begin Supplied information

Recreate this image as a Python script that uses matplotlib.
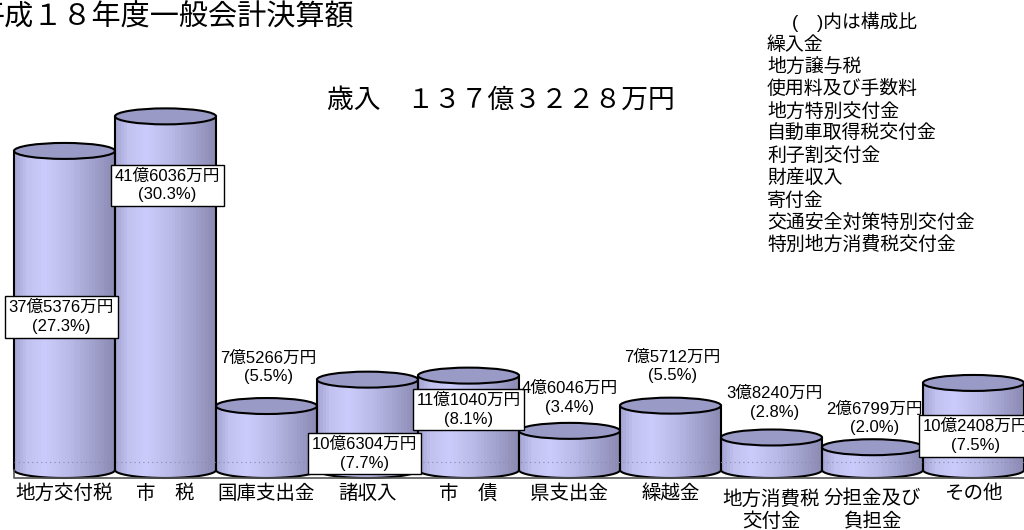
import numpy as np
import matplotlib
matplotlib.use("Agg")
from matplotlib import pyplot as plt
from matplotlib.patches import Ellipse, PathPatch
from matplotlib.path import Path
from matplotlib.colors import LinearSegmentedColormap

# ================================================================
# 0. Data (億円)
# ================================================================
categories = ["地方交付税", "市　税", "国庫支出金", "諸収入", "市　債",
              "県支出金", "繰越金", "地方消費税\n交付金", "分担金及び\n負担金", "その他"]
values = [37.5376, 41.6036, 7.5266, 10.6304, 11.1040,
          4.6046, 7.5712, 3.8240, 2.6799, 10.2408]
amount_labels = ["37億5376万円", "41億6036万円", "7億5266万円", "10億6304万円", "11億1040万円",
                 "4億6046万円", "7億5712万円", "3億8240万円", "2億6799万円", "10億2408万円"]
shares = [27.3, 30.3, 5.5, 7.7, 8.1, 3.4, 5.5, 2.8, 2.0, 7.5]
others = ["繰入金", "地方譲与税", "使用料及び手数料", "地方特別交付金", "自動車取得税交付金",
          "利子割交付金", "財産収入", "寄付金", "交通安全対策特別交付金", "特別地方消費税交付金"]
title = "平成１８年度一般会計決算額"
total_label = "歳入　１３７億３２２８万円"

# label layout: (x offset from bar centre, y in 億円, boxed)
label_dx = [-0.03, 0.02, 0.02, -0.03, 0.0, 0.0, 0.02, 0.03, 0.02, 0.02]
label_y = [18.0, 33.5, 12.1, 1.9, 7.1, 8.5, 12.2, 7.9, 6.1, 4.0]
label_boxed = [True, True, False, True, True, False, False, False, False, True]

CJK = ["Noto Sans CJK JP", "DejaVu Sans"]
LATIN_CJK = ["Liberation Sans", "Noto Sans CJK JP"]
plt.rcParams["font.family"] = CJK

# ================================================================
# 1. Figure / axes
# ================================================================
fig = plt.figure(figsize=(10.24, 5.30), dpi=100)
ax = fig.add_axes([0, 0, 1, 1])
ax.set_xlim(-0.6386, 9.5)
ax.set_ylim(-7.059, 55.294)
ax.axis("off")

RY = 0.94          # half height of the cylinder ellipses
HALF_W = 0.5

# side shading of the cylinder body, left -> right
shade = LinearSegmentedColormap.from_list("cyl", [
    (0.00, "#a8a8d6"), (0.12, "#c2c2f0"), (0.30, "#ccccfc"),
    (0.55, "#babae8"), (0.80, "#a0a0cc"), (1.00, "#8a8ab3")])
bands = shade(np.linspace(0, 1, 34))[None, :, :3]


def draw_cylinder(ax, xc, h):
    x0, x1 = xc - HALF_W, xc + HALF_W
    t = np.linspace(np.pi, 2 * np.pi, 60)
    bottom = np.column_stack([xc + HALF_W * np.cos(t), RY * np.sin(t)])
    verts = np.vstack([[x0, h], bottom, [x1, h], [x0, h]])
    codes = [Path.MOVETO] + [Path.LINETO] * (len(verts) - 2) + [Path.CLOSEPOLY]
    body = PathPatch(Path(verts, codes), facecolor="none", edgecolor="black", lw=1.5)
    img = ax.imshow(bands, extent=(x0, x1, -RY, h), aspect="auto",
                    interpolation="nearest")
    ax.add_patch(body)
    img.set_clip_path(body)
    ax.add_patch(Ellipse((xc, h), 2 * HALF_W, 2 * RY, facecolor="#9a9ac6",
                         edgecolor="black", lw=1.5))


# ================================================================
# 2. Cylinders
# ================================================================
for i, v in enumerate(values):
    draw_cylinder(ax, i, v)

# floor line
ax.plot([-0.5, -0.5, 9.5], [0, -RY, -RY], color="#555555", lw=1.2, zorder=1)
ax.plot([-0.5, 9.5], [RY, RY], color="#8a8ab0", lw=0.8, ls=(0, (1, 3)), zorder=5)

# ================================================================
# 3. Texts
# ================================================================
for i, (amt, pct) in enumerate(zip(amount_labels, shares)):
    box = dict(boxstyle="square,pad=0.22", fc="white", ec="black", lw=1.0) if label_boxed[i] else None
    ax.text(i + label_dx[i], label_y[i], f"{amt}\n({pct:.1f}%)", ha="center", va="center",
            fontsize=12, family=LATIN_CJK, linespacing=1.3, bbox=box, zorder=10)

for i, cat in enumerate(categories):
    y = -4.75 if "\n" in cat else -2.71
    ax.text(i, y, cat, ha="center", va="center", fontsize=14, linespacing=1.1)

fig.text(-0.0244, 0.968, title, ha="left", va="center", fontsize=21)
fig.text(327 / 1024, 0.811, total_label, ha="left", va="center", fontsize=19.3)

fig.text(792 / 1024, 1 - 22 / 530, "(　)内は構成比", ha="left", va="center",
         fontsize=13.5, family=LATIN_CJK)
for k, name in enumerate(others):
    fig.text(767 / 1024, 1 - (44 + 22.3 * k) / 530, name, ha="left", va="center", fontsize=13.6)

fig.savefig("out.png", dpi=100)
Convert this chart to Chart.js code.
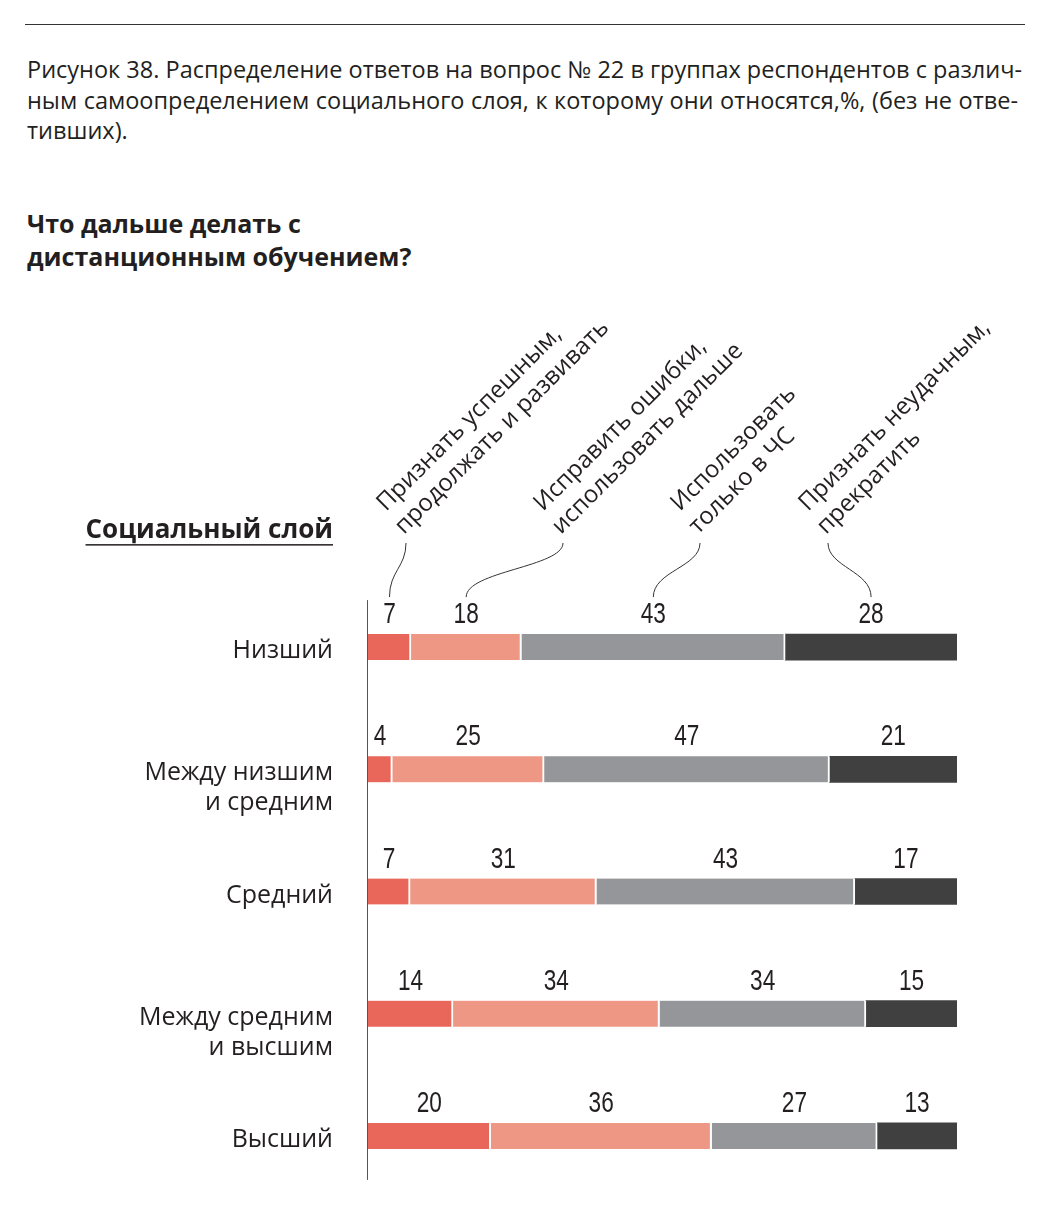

end Supplied information

* Exercise requirements *
Give the lines again word for word, from the start of the records to the line holding "bands = shade(np.linspace(0, 1, 34))[None, :, :3]", both included, and leave out any picture.

* Exercise answer *
Recreate this image as a Python script that uses matplotlib.
import numpy as np
import matplotlib
matplotlib.use("Agg")
from matplotlib import pyplot as plt
from matplotlib.patches import Ellipse, PathPatch
from matplotlib.path import Path
from matplotlib.colors import LinearSegmentedColormap

# ================================================================
# 0. Data (億円)
# ================================================================
categories = ["地方交付税", "市　税", "国庫支出金", "諸収入", "市　債",
              "県支出金", "繰越金", "地方消費税\n交付金", "分担金及び\n負担金", "その他"]
values = [37.5376, 41.6036, 7.5266, 10.6304, 11.1040,
          4.6046, 7.5712, 3.8240, 2.6799, 10.2408]
amount_labels = ["37億5376万円", "41億6036万円", "7億5266万円", "10億6304万円", "11億1040万円",
                 "4億6046万円", "7億5712万円", "3億8240万円", "2億6799万円", "10億2408万円"]
shares = [27.3, 30.3, 5.5, 7.7, 8.1, 3.4, 5.5, 2.8, 2.0, 7.5]
others = ["繰入金", "地方譲与税", "使用料及び手数料", "地方特別交付金", "自動車取得税交付金",
          "利子割交付金", "財産収入", "寄付金", "交通安全対策特別交付金", "特別地方消費税交付金"]
title = "平成１８年度一般会計決算額"
total_label = "歳入　１３７億３２２８万円"

# label layout: (x offset from bar centre, y in 億円, boxed)
label_dx = [-0.03, 0.02, 0.02, -0.03, 0.0, 0.0, 0.02, 0.03, 0.02, 0.02]
label_y = [18.0, 33.5, 12.1, 1.9, 7.1, 8.5, 12.2, 7.9, 6.1, 4.0]
label_boxed = [True, True, False, True, True, False, False, False, False, True]

CJK = ["Noto Sans CJK JP", "DejaVu Sans"]
LATIN_CJK = ["Liberation Sans", "Noto Sans CJK JP"]
plt.rcParams["font.family"] = CJK

# ================================================================
# 1. Figure / axes
# ================================================================
fig = plt.figure(figsize=(10.24, 5.30), dpi=100)
ax = fig.add_axes([0, 0, 1, 1])
ax.set_xlim(-0.6386, 9.5)
ax.set_ylim(-7.059, 55.294)
ax.axis("off")

RY = 0.94          # half height of the cylinder ellipses
HALF_W = 0.5

# side shading of the cylinder body, left -> right
shade = LinearSegmentedColormap.from_list("cyl", [
    (0.00, "#a8a8d6"), (0.12, "#c2c2f0"), (0.30, "#ccccfc"),
    (0.55, "#babae8"), (0.80, "#a0a0cc"), (1.00, "#8a8ab3")])
bands = shade(np.linspace(0, 1, 34))[None, :, :3]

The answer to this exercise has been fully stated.